O tempo passa, lento, ao seu ritmo de sempre que é o da vida daquelas pessoas. Apesar da aldeia ser diminuta tomou quase toda a manhã para ser visitada. E depois, toca de caminhar, para a ponta da ilha. Serão uns quatro quilómetros, e procuro o convento ortodoxo que por ali se encontra abandonado. Se todas estas ilhas oferecem uma vista extraordinária, a posição do antigo santuário excede todas as expectativas. Mais de uma centena de metros acima do nível das águas do Mediterrâneo, dali vê-se quase toda a extensão da costa de Thirassia, marcada pelas elevadas escarpas, com Manolas lá muito ao fundo, pouco mais do que um punhado de marcas brancas no horizonte. Mas mais longe ainda, para além da “caldeira”, está Oia, onde surpreendentemente se conseguem distinguir os infinitos pontinhos que são turistas a enxamear a aldeia.

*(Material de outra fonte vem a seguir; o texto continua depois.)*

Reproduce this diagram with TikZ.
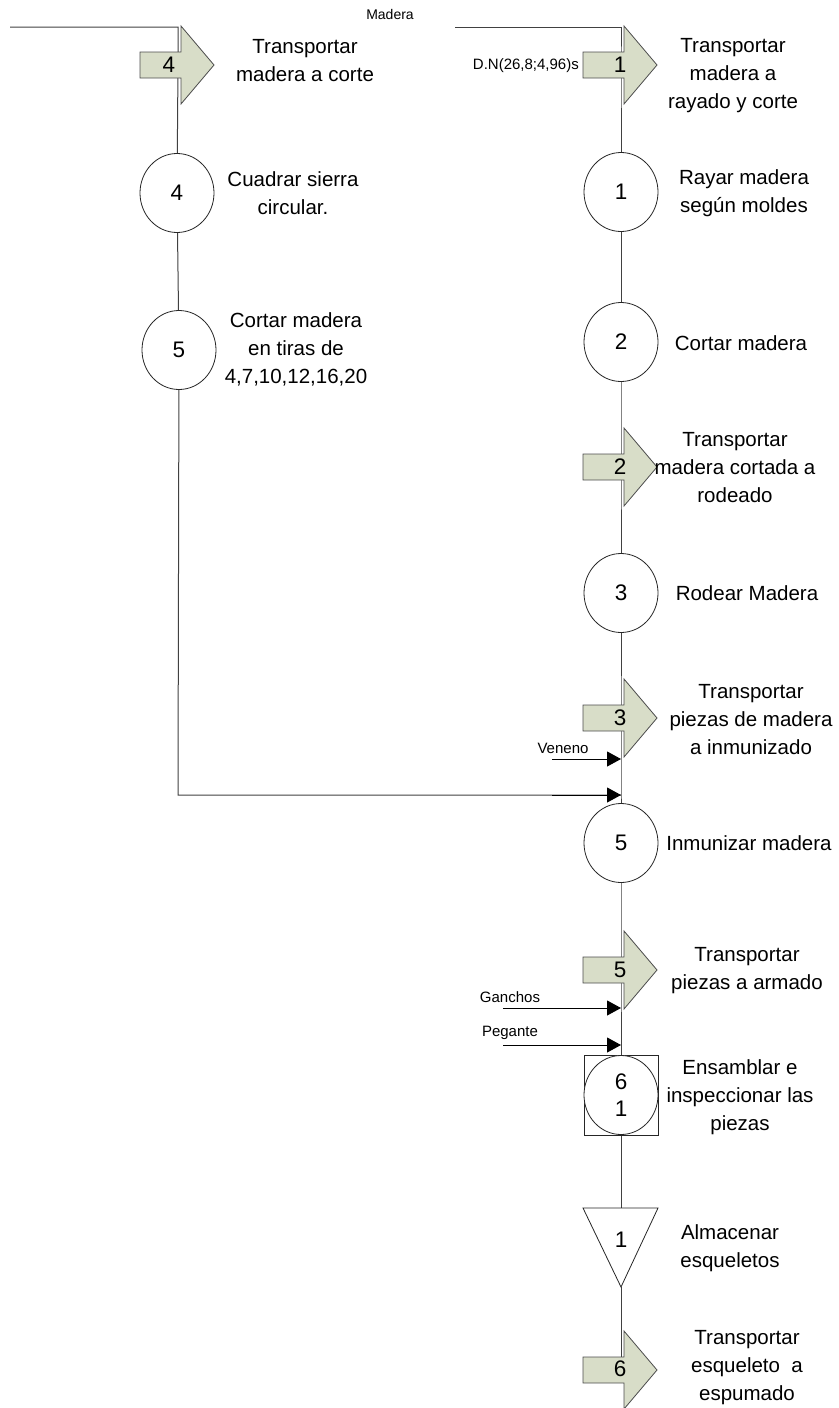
\documentclass[tikz,border=0pt]{standalone}
\usepackage{fontspec}
\setmainfont{Liberation Sans}
\usetikzlibrary{shapes.geometric,arrows.meta}
\definecolor{movefill}{RGB}{216,221,200}
\definecolor{lineg}{RGB}{65,65,65}
\pgfdeclarelayer{bg}
\pgfsetlayers{bg,main}

% transport symbol: block arrow centred on the flow line at #1
\newcommand\movearrow[1]{%
  \path[movebox] ([shift={(-38,13)}]#1) -- ([shift={(3,13)}]#1) -- ([shift={(3,39)}]#1)
    -- ([shift={(36,0)}]#1) -- ([shift={(3,-39)}]#1) -- ([shift={(3,-13)}]#1)
    -- ([shift={(-38,-13)}]#1) -- cycle;}

\begin{document}
\begin{tikzpicture}[x=1pt,y=-1pt,
  flow/.style={draw=lineg, line width=1pt},
  feed/.style={draw=black, line width=1pt, -{Triangle[length=14pt,width=15pt]}},
  op/.style={draw=black!85, line width=0.8pt, ellipse, minimum width=74pt,
    minimum height=79pt, inner sep=0pt, fill=white, font=\fontsize{22.5}{24}\selectfont},
  desc/.style={align=center, font=\fontsize{20.5}{28}\selectfont, inner sep=0pt},
  tag/.style={font=\fontsize{15}{18}\selectfont, inner sep=0pt},
  num/.style={font=\fontsize{22.5}{24}\selectfont, inner sep=0pt},
  movebox/.style={draw=black!70, line width=0.8pt, fill=movefill, line join=miter},
  storebox/.style={draw=black!85, line width=0.8pt, fill=white, line join=miter},
]
\useasboundingbox (0,0) rectangle (838,1408);

% ---------- left branch ----------
\coordinate (l0) at (10,27);
\coordinate (ltop) at (178,27);
\coordinate (a4) at (178,65);
\coordinate (lbot) at (178,795);

\movearrow{a4}
\node[num] (m4) at (169,65) {4};
\node[desc] (d4) at (305,61) {Transportar\\madera a corte};

\node[op] (o4) at (177,193) {4};
\node[desc] (t4) at (293,193) {Cuadrar sierra\\circular.};

\node[op] (o5l) at (179,350) {5};
\node[desc] (t5l) at (296,349) {Cortar madera\\en tiras de\\4,7,10,12,16,20};

% ---------- main branch ----------
\coordinate (r0) at (455,27);
\coordinate (rtop) at (621,27);
\node[tag] (madera) at (390,14) {\fontsize{14}{16}\selectfont Madera};

\coordinate (a1) at (621,65);
\movearrow{a1}
\node[num] (m1) at (620,65) {1};
\node[tag, anchor=east] (dn) at (579,66) {D.N(26,8;4,96)s};
\node[desc] (d1) at (733,76) {Transportar\\madera a\\rayado y corte};

\node[op] (o1) at (621,192) {1};
\node[desc] (t1) at (744,193) {Rayar madera\\según moldes};

\node[op] (o2) at (621,342) {2};
\node[desc] (t2) at (741,343) {Cortar madera};

\coordinate (a2) at (621,467);
\movearrow{a2}
\node[num] (m2) at (620,467) {2};
\node[desc] (d2) at (735,468) {Transportar\\madera cortada a\\rodeado};

\node[op] (o3) at (621,593) {3};
\node[desc] (t3) at (747,593) {Rodear Madera};

\coordinate (a3) at (621,718);
\movearrow{a3}
\node[num] (m3) at (620,718) {3};
\node[desc] (d3) at (751,720) {Transportar\\piezas de madera\\a inmunizado};

\coordinate (vin) at (552,759);
\coordinate (vj) at (621,759);
\node[tag] (veneno) at (563,748) {Veneno};

\coordinate (jf) at (552,795);
\coordinate (jn) at (621,795);

\node[op] (o5) at (621,843) {5};
\node[desc] (t5) at (749,843) {Inmunizar madera};

\coordinate (a5) at (621,970);
\movearrow{a5}
\node[num] (m5) at (620,970) {5};
\node[desc] (d5) at (747,971) {Transportar\\piezas a armado};

\coordinate (gin) at (503,1008);
\coordinate (gj) at (621,1008);
\node[tag] (ganchos) at (510,997) {Ganchos};
\coordinate (pin) at (503,1045);
\coordinate (pj) at (621,1045);
\node[tag] (pegante) at (510,1033) {Pegante};

\node[storebox, minimum width=74pt, minimum height=80pt, inner sep=0pt] (q6) at (621,1095) {};
\node[op, align=center, font=\fontsize{22.5}{27}\selectfont] (q6c) at (q6) {6\\1};
\node[desc] (t6) at (740,1097) {Ensamblar e\\inspeccionar las\\piezas};

\coordinate (s1) at (621,1208);
\coordinate (s1b) at (621,1287);
\path[storebox] (583,1208) -- (658,1208) -- (s1b) -- cycle;
\node[num] (ms1) at (621,1240) {1};
\node[desc] (ts1) at (730,1248) {Almacenar\\esqueletos};

\coordinate (a6) at (621,1370);
\movearrow{a6}
\node[num] (m6) at (620,1369) {6};
\node[desc] (d6) at (747,1368) {Transportar\\esqueleto\ \ a\\espumado};

% ---------- connectors ----------
\begin{pgfonlayer}{bg}
  \draw[flow] (l0) -- (ltop) -- (a4) -- (o4) -- (o5l) -- (lbot) -- (jn);
  \draw[flow] (r0) -- (rtop) -- (a1) -- (o1) -- (o2) -- (a2) -- (o3) -- (a3) -- (jn) -- (o5)
    -- (a5) -- (q6);
  \draw[flow] (q6) -- (s1);
  \draw[flow] (s1b) -- (a6);
\end{pgfonlayer}
\draw[feed] (vin) -- (vj);
\draw[feed] (jf) -- (jn);
\draw[feed] (gin) -- (gj);
\draw[feed] (pin) -- (pj);
\end{tikzpicture}
\end{document}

Fazem-se horas de regressar, que perder o barco é a última coisa que se deseja. E como para baixo todos os santos ajudam, a descida para o porto é feita através das míticas escadarias, percorridas milhares de vezes por burritos ataviados com a carga despejada no pontão pelas embarcações que asseguram a ligação à ilha maior. Só um pequeno jipe foi deixado pelos jumentos, deixado a apodrecer sabe-se lá por que desígnios, desembarcado sem hipóteses de rodar no alcatrão de Thirassia, bloqueado num cais sem acesso rodoviário.

E é isto Thirassia, um esconderijo de tranquilidade, espantosamente virgem, a um passo de um dos pontos mais turísticos do mundo.